--- Data excerpts ---
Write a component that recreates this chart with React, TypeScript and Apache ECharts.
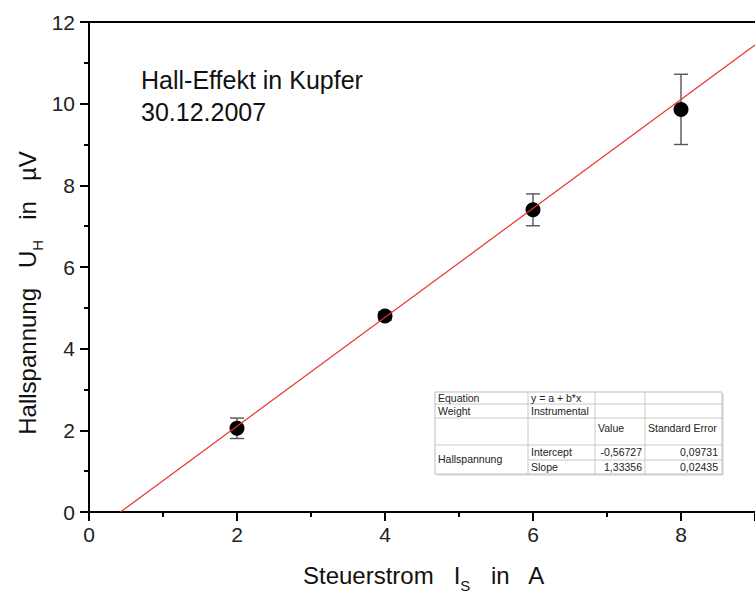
import React, { useEffect, useRef } from "react";
import * as echarts from "echarts";

// Measured data
const currentA = [2, 4, 6, 8];
const hallVoltage = [2.05, 4.8, 7.4, 9.86];
const hallError = [0.25, 0.1, 0.39, 0.86];

// Linear fit (from the fit table): y = a + b*x, drawn between these endpoints
const fitX = [0.4254, 9.0];
const fitY = [0.0, 11.4348];

// Axis ticks
const xTicks = [0, 2, 4, 6, 8];
const yTicks = [0, 2, 4, 6, 8, 10, 12];

// Title
const titleLines = ["Hall-Effekt in Kupfer", "30.12.2007"];

// Fit table contents
const tableRows = [
  ["Equation", "y = a + b*x", "", ""],
  ["Weight", "Instrumental", "", ""],
  ["", "", "Value", "Standard Error"],
  ["Hallspannung", "Intercept", "-0,56727", "0,09731"],
  ["", "Slope", "1,33356", "0,02435"],
];

const FONT = "Liberation Sans, Arial, Helvetica, sans-serif";

export default function App() {
  const ref = useRef<HTMLDivElement>(null);
  useEffect(() => {
    if (!ref.current) return;
    const chart = echarts.init(ref.current, null, { renderer: "svg" });

    const errData = currentA.map((x, i) => [x, hallVoltage[i] - hallError[i], hallVoltage[i] + hallError[i]]);
    const ptData = currentA.map((x, i) => [x, hallVoltage[i]]);
    const fitData = fitX.map((x, i) => [x, fitY[i]]);

    // Table geometry
    const tl = 435, tt = 392, tr = 722, tb = 474;
    const cols = [435, 528, 595, 645, 722];
    const rows = [392, 404, 418, 445, 460, 474];
    const lineStyle = { stroke: "#c8c8c8", lineWidth: 1 };
    const tableEls: any[] = [];
    tableEls.push({ type: "rect", shape: { x: tl + 2, y: tt + 2, width: tr - tl, height: tb - tt }, style: { fill: "#e4e4e4" } });
    tableEls.push({ type: "rect", shape: { x: tl, y: tt, width: tr - tl, height: tb - tt }, style: { fill: "#fff", stroke: "#bdbdbd", lineWidth: 1 } });
    [rows[1], rows[2], rows[3]].forEach((y) =>
      tableEls.push({ type: "line", shape: { x1: tl, y1: y, x2: tr, y2: y }, style: lineStyle })
    );
    tableEls.push({ type: "line", shape: { x1: cols[1], y1: rows[4], x2: tr, y2: rows[4] }, style: lineStyle });
    [cols[1], cols[2], cols[3]].forEach((x) =>
      tableEls.push({ type: "line", shape: { x1: x, y1: tt, x2: x, y2: tb }, style: lineStyle })
    );
    const tStyle = (text: string, x: number, y: number, align: string) => ({
      type: "text",
      x,
      y,
      style: { text, fontSize: 10.5, fontFamily: FONT, fill: "#222", align, verticalAlign: "middle" },
    });
    const rowY = [398, 411, 428, 452, 467];
    tableRows.forEach((r, ri) => {
      r.forEach((cell, ci) => {
        if (!cell) return;
        let y = rowY[ri];
        if (ri === 3 && ci === 0) y = 459;
        if (ci === 2 && ri >= 3) tableEls.push(tStyle(cell, cols[3] - 3, y, "right"));
        else if (ci === 3 && ri >= 3) tableEls.push(tStyle(cell, cols[4] - 4, y, "right"));
        else tableEls.push(tStyle(cell, cols[ci] + 3, y, "left"));
      });
    });

    const richStyles = {
      a: { fontSize: 24, fontFamily: FONT, fill: "#111", verticalAlign: "bottom", padding: [0, 0, 6, 0] },
      s: { fontSize: 15, fontFamily: FONT, fill: "#111", verticalAlign: "bottom" },
    };

    const option: any = {
      animation: false,
      backgroundColor: "#fff",
      textStyle: { fontFamily: FONT },
      grid: { left: 89, top: 22, width: 669, height: 490, show: false },
      xAxis: [
        {
          type: "value",
          min: 0,
          max: 9,
          interval: 2,
          axisLine: { lineStyle: { color: "#000", width: 2 } },
          axisTick: { show: true, length: 9, lineStyle: { color: "#000", width: 2 } },
          minorTick: { show: true, splitNumber: 2, length: 5, lineStyle: { color: "#000", width: 2 } },
          splitLine: { show: false },
          axisLabel: {
            fontSize: 21,
            color: "#222",
            margin: 12,
            showMaxLabel: false,
            formatter: (v: number) => (xTicks.includes(v) ? String(v) : ""),
          },
        },
        {
          type: "value",
          position: "top",
          min: 0,
          max: 9,
          axisLine: { show: true, onZero: false, lineStyle: { color: "#000", width: 2 } },
          axisTick: { show: false },
          axisLabel: { show: false },
          splitLine: { show: false },
        },
      ],
      yAxis: {
        type: "value",
        min: 0,
        max: 12,
        interval: 2,
        axisLine: { show: true, lineStyle: { color: "#000", width: 2 } },
        axisTick: { show: true, length: 9, lineStyle: { color: "#000", width: 2 } },
        minorTick: { show: true, splitNumber: 2, length: 5, lineStyle: { color: "#000", width: 2 } },
        splitLine: { show: false },
        axisLabel: {
          fontSize: 21,
          color: "#222",
          margin: 14,
          formatter: (v: number) => (yTicks.includes(v) ? String(v) : ""),
        },
      },
      series: [
        {
          type: "custom",
          name: "Fehler",
          data: errData,
          z: 2,
          renderItem: (params: any, api: any) => {
            const x = api.value(0);
            const lo = api.coord([x, api.value(1)]);
            const hi = api.coord([x, api.value(2)]);
            const w = 7;
            const st = { stroke: "#555", lineWidth: 1.4 };
            return {
              type: "group",
              children: [
                { type: "line", shape: { x1: lo[0], y1: lo[1], x2: hi[0], y2: hi[1] }, style: st },
                { type: "line", shape: { x1: lo[0] - w, y1: lo[1], x2: lo[0] + w, y2: lo[1] }, style: st },
                { type: "line", shape: { x1: hi[0] - w, y1: hi[1], x2: hi[0] + w, y2: hi[1] }, style: st },
              ],
            };
          },
        },
        {
          type: "scatter",
          name: "Hallspannung",
          data: ptData,
          symbol: "circle",
          symbolSize: 15,
          itemStyle: { color: "#000", opacity: 1 },
          z: 3,
        },
        {
          type: "line",
          name: "Fit",
          data: fitData,
          showSymbol: false,
          lineStyle: { color: "#e8342c", width: 1.2 },
          z: 4,
        },
      ],
      graphic: [
        {
          type: "text",
          left: 141,
          top: 64,
          style: { text: titleLines.join("\n"), fontSize: 25, lineHeight: 32, fontFamily: FONT, fill: "#111" },
        },
        {
          type: "text",
          x: 30,
          y: 293,
          rotation: Math.PI / 2,
          style: {
            text: "{a|Hallspannung   U}{s|H}{a|   in   µV}",
            align: "center",
            verticalAlign: "middle",
            fontFamily: FONT,
            fill: "#111",
            rich: richStyles,
          },
        },
        {
          type: "text",
          x: 424,
          y: 578,
          style: {
            text: "{a|Steuerstrom   I}{s|S}{a|   in   A}",
            align: "center",
            verticalAlign: "middle",
            fontFamily: FONT,
            fill: "#111",
            rich: richStyles,
          },
        },
        ...tableEls,
      ],
    };
    chart.setOption(option);
    return () => chart.dispose();
  }, []);
  return <div ref={ref} style={{ position: "absolute", left: 0, top: 0, width: 755, height: 594 }} />;
}
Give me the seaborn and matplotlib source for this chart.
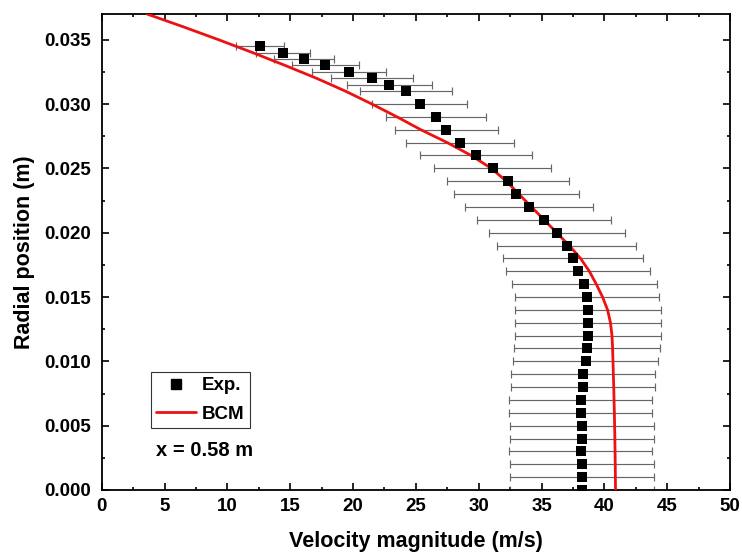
import numpy as np
import pandas as pd
import matplotlib
matplotlib.use("Agg")
import matplotlib.pyplot as plt
import seaborn as sns
from matplotlib.lines import Line2D
from matplotlib.ticker import MultipleLocator

# ---- data ----
exp_r = [0.0345, 0.0340, 0.0335, 0.0330, 0.0325, 0.0320, 0.0315, 0.0310,
         0.030, 0.029, 0.028, 0.027, 0.026, 0.025, 0.024, 0.023, 0.022, 0.021,
         0.020, 0.019, 0.018, 0.017, 0.016, 0.015, 0.014, 0.013, 0.012, 0.011,
         0.010, 0.009, 0.008, 0.007, 0.006, 0.005, 0.004, 0.003, 0.002, 0.001, 0.000]
exp_v = [12.6, 14.4, 16.1, 17.8, 19.7, 21.5, 22.9, 24.2,
         25.3, 26.6, 27.4, 28.5, 29.8, 31.1, 32.3, 33.0, 34.0, 35.2,
         36.2, 37.0, 37.5, 37.9, 38.4, 38.6, 38.7, 38.7, 38.7, 38.6,
         38.5, 38.3, 38.3, 38.1, 38.1, 38.2, 38.2, 38.1, 38.2, 38.2, 38.2]
exp_err = [1.90, 2.15, 2.40, 2.65, 2.95, 3.25, 3.40, 3.65,
           3.80, 4.00, 4.10, 4.30, 4.45, 4.65, 4.85, 4.95, 5.10, 5.30,
           5.40, 5.55, 5.60, 5.70, 5.75, 5.75, 5.80, 5.80, 5.80, 5.80,
           5.78, 5.75, 5.75, 5.72, 5.72, 5.72, 5.72, 5.72, 5.72, 5.72, 5.72]

bcm_r = [0.037, 0.036, 0.035, 0.034, 0.033, 0.032, 0.031, 0.030, 0.029, 0.028,
         0.027, 0.026, 0.025, 0.024, 0.023, 0.022, 0.021, 0.020, 0.019, 0.018,
         0.017, 0.016, 0.015, 0.014, 0.013, 0.012, 0.011, 0.010, 0.008, 0.006,
         0.004, 0.002, 0.000]
bcm_v = [3.6, 6.5, 9.3, 12.0, 14.6, 17.1, 19.4, 21.5, 23.5, 25.4,
         27.5, 29.4, 31.0, 32.2, 33.2, 34.2, 35.2, 36.2, 37.2, 38.1,
         38.8, 39.35, 39.85, 40.25, 40.48, 40.6, 40.65, 40.68, 40.74, 40.79,
         40.83, 40.86, 40.88]

annot = "x = 0.58 m"

exp_df = pd.DataFrame({"v": exp_v, "r": exp_r, "err": exp_err})
bcm_df = pd.DataFrame({"v": bcm_v, "r": bcm_r})

sns.set_theme(style="ticks")
plt.rcParams["font.family"] = ["Liberation Sans", "DejaVu Sans"]
plt.rcParams["font.weight"] = "bold"
plt.rcParams["axes.labelweight"] = "bold"
plt.rcParams["text.color"] = "black"
plt.rcParams["axes.labelcolor"] = "black"
plt.rcParams["xtick.color"] = "black"
plt.rcParams["ytick.color"] = "black"
plt.rcParams["xtick.labelcolor"] = "black"
plt.rcParams["ytick.labelcolor"] = "black"

fig = plt.figure(figsize=(7.42, 5.57), dpi=100)
ax = fig.add_axes([0.137, 0.1203, 0.847, 0.8546])

# error bars
ax.errorbar(exp_df["v"], exp_df["r"], xerr=exp_df["err"], fmt="none",
            ecolor="#666666", elinewidth=0.85, capsize=3.2, capthick=0.85, zorder=2)

# BCM curve
sns.lineplot(data=bcm_df, x="v", y="r", sort=False, color="#ee1111",
             linewidth=2.0, ax=ax, zorder=3)

# experimental squares
sns.scatterplot(data=exp_df, x="v", y="r", marker="s", s=52, color="black",
                edgecolor="black", linewidth=0, ax=ax, zorder=4)

ax.set_xlim(0, 50)
ax.set_ylim(0, 0.037)
ax.xaxis.set_major_locator(MultipleLocator(5))
ax.xaxis.set_minor_locator(MultipleLocator(2.5))
ax.yaxis.set_major_locator(MultipleLocator(0.005))
ax.yaxis.set_minor_locator(MultipleLocator(0.0025))
ax.yaxis.set_major_formatter(matplotlib.ticker.FormatStrFormatter("%.3f"))

ax.tick_params(which="both", direction="in", top=True, right=True,
               width=1.2, colors="black")
ax.tick_params(which="major", length=5)
ax.tick_params(which="minor", length=2.5)
ax.tick_params(axis="x", which="major", labelsize=13.5, pad=6)
ax.tick_params(axis="y", which="major", labelsize=13.5, pad=8)
for lab in ax.get_xticklabels() + ax.get_yticklabels():
    lab.set_fontweight("bold")
    lab.set_color("black")
for sp in ax.spines.values():
    sp.set_linewidth(1.3)
    sp.set_color("black")

ax.set_xlabel("Velocity magnitude (m/s)", fontsize=15.5, fontweight="bold",
              labelpad=11, color="black")
ax.set_ylabel("Radial position (m)", fontsize=15.5, fontweight="bold",
              labelpad=6, color="black")

handles = [
    Line2D([], [], marker="s", linestyle="none", color="black", markersize=7),
    Line2D([], [], color="#ee1111", linewidth=2.0),
]
leg = ax.legend(handles, ["Exp.", "BCM"], loc="upper left",
                bbox_to_anchor=(0.078, 0.2485), borderaxespad=0,
                frameon=True, fancybox=False, edgecolor="black",
                prop={"size": 13.5, "weight": "bold"}, handlelength=2.1,
                handletextpad=0.35, borderpad=0.3, labelspacing=0.6,
                labelcolor="black")
leg.get_frame().set_linewidth(0.8)

ax.text(0.163, 0.084, annot, transform=ax.transAxes, ha="center", va="center",
        fontsize=14.5, fontweight="bold", color="black")

fig.savefig("out.png", dpi=100)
---
_Task description_
Go through the lines above. Select every one that has the string "React".

_Answer to this problem_
Write a component that recreates this chart with React, TypeScript and Apache ECharts.
import React, { useEffect, useRef } from "react";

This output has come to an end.